Abstract :
Quasars are among the most luminous objects in the universe. These extremely energetic regions lie at the centers of massive galaxies and are powered by supermassive black holes. While it has been found that there is a correlation between the mass of these supermassive black holes and the mass of the surrounding galaxies, the co-evolution of galaxies and quasars is barely understood. One possible link is provided by outflows — fast-moving gas launched from the vicinity of supermassive black holes. These outflows may regulate both black hole growth and star formation, making them a key piece in understanding the co-evolution of galaxies and quasars. A newly identified class of outflows, called extremely high velocity outflows (EHVOs), may be particularly important in this process as it is likely the most powerful in terms of mass energy due to their speeds larger than 10% the speed of light. These powerful outflows have been observed across a wide range of redshifts, including several cases among the few known quasars at z > 7, making them relevant to the earliest stages of galaxy formation.

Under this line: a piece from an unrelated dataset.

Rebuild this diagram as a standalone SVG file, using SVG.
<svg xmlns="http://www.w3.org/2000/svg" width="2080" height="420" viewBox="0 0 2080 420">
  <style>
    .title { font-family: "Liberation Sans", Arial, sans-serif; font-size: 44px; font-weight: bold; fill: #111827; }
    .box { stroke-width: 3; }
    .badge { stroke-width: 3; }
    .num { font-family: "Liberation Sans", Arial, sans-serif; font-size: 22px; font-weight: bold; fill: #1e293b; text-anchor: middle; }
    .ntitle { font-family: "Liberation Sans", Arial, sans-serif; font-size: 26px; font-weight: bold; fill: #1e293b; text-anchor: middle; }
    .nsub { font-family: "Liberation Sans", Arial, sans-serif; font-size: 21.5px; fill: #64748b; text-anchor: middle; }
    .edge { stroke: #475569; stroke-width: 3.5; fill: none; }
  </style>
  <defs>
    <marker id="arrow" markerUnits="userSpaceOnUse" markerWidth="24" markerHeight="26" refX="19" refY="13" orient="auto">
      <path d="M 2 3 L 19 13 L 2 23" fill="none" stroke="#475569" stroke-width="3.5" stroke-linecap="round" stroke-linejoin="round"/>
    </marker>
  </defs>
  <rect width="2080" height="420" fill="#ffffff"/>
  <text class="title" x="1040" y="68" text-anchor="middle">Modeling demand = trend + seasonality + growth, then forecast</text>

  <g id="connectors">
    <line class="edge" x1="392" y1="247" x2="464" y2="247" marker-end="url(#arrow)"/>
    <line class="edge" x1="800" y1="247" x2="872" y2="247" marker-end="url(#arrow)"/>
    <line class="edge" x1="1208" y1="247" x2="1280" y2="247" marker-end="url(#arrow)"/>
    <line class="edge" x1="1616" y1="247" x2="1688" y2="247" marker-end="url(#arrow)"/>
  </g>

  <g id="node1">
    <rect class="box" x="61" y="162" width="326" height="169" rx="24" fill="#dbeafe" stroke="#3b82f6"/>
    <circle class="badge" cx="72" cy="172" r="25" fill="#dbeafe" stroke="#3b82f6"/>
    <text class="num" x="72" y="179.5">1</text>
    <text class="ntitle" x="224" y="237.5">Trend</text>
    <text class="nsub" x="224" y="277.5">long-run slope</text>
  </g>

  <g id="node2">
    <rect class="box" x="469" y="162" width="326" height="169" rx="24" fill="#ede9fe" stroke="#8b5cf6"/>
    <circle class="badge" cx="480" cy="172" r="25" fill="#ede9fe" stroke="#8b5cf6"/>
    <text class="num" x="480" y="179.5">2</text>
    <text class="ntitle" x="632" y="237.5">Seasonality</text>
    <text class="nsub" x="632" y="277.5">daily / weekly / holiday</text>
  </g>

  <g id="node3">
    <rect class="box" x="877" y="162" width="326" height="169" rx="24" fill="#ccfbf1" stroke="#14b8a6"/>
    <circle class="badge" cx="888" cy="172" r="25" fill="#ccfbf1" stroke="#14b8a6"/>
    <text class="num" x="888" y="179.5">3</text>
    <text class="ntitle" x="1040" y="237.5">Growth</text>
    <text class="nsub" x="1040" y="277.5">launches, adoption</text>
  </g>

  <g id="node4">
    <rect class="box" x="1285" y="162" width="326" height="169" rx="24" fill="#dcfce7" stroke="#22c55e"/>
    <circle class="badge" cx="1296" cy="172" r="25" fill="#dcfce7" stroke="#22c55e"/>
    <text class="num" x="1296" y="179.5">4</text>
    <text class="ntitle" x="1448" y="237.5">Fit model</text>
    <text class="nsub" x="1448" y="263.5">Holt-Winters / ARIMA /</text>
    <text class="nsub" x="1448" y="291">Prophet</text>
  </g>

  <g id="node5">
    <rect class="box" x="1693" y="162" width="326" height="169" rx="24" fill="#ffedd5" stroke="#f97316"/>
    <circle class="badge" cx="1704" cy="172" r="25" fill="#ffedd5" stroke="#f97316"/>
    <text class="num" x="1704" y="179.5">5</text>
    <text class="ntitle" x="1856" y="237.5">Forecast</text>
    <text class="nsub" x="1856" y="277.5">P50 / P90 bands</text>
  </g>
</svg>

My research group — composed primarily of undergraduate students— has recently discovered almost 140 new EHVOs, expanding the known sample by a factor of 20. This larger dataset allows us to investigate fundamental questions about the nature of these outflows and the quasars in which they are found. I will present our latest findings, including evidence that these powerful outflows are more common in quasars whose spectra show strong blueshifts in the CIV emission line — providing the first indication that quasars with EHVOs also exhibit outflows in emission. Additionally, we find that their quasars tend to have distinct physical properties, such as higher luminosities and Eddington ratios, compared to quasars with slower outflows. Finally, I will discuss recent results on how EHVOs evolve over time, as well as new simulations that help us understand where these outflows originate and what conditions are needed to launch them. Understanding EHVOs throughout cosmic history, particularly now that they are being detected at very high redshifts, may be crucial for solving the puzzle of galaxy evolution.